Material provided:

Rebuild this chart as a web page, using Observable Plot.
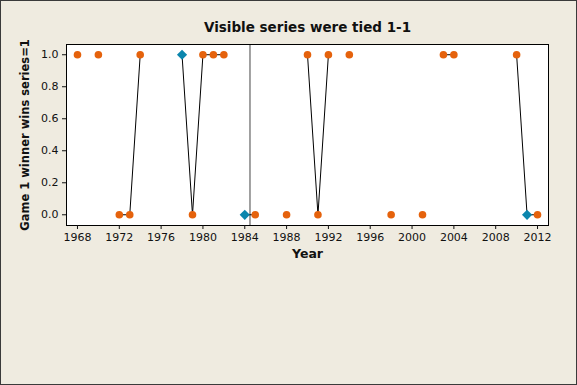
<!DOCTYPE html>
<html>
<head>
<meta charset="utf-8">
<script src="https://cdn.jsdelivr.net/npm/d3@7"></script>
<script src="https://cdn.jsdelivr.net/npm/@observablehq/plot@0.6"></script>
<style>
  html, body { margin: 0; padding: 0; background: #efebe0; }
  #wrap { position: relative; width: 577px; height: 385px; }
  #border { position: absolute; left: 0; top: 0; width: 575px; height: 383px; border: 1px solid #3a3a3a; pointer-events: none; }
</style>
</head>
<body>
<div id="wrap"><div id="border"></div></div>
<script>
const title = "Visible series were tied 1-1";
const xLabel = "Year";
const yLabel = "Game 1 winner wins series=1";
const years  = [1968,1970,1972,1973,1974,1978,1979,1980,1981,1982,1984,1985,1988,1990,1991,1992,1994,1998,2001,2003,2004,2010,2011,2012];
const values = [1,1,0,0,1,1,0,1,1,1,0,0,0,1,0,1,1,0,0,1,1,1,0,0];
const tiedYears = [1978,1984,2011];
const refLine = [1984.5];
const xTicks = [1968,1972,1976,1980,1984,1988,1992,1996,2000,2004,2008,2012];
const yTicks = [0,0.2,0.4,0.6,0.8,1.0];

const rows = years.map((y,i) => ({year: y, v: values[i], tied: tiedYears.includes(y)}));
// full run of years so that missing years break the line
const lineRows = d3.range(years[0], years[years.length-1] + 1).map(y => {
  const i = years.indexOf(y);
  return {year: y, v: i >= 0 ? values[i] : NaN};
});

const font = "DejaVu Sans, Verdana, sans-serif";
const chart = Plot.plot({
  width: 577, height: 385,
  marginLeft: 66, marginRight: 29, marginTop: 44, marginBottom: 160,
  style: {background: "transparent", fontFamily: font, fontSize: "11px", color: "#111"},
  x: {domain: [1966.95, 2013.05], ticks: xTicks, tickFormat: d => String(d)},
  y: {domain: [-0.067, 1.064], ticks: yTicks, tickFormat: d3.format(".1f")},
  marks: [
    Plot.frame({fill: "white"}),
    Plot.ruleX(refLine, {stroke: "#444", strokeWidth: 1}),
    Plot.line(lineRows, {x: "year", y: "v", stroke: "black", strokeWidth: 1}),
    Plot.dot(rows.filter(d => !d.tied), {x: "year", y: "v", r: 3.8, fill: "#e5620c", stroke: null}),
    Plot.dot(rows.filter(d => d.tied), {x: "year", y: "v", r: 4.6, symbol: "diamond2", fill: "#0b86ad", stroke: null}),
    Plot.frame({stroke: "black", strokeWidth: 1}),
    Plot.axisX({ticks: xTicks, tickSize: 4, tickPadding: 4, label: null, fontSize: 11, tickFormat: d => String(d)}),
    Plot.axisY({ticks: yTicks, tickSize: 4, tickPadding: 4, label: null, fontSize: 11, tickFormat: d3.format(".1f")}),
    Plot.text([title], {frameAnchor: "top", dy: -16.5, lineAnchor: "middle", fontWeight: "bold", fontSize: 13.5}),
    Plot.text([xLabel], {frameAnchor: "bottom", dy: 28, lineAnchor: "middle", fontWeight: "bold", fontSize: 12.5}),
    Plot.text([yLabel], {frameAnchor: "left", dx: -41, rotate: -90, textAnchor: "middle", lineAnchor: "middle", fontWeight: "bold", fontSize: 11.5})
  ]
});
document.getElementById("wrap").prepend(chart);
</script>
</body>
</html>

Exercise requirements: Your task is to return the lines above, from the first one up to and including the line containing "const yTicks = [0,0.2,0.4,0.6,0.8,1.0];", minus any pictures.

The completed task:
Rebuild this chart as a web page, using Observable Plot.
<!DOCTYPE html>
<html>
<head>
<meta charset="utf-8">
<script src="https://cdn.jsdelivr.net/npm/d3@7"></script>
<script src="https://cdn.jsdelivr.net/npm/@observablehq/plot@0.6"></script>
<style>
  html, body { margin: 0; padding: 0; background: #efebe0; }
  #wrap { position: relative; width: 577px; height: 385px; }
  #border { position: absolute; left: 0; top: 0; width: 575px; height: 383px; border: 1px solid #3a3a3a; pointer-events: none; }
</style>
</head>
<body>
<div id="wrap"><div id="border"></div></div>
<script>
const title = "Visible series were tied 1-1";
const xLabel = "Year";
const yLabel = "Game 1 winner wins series=1";
const years  = [1968,1970,1972,1973,1974,1978,1979,1980,1981,1982,1984,1985,1988,1990,1991,1992,1994,1998,2001,2003,2004,2010,2011,2012];
const values = [1,1,0,0,1,1,0,1,1,1,0,0,0,1,0,1,1,0,0,1,1,1,0,0];
const tiedYears = [1978,1984,2011];
const refLine = [1984.5];
const xTicks = [1968,1972,1976,1980,1984,1988,1992,1996,2000,2004,2008,2012];
const yTicks = [0,0.2,0.4,0.6,0.8,1.0];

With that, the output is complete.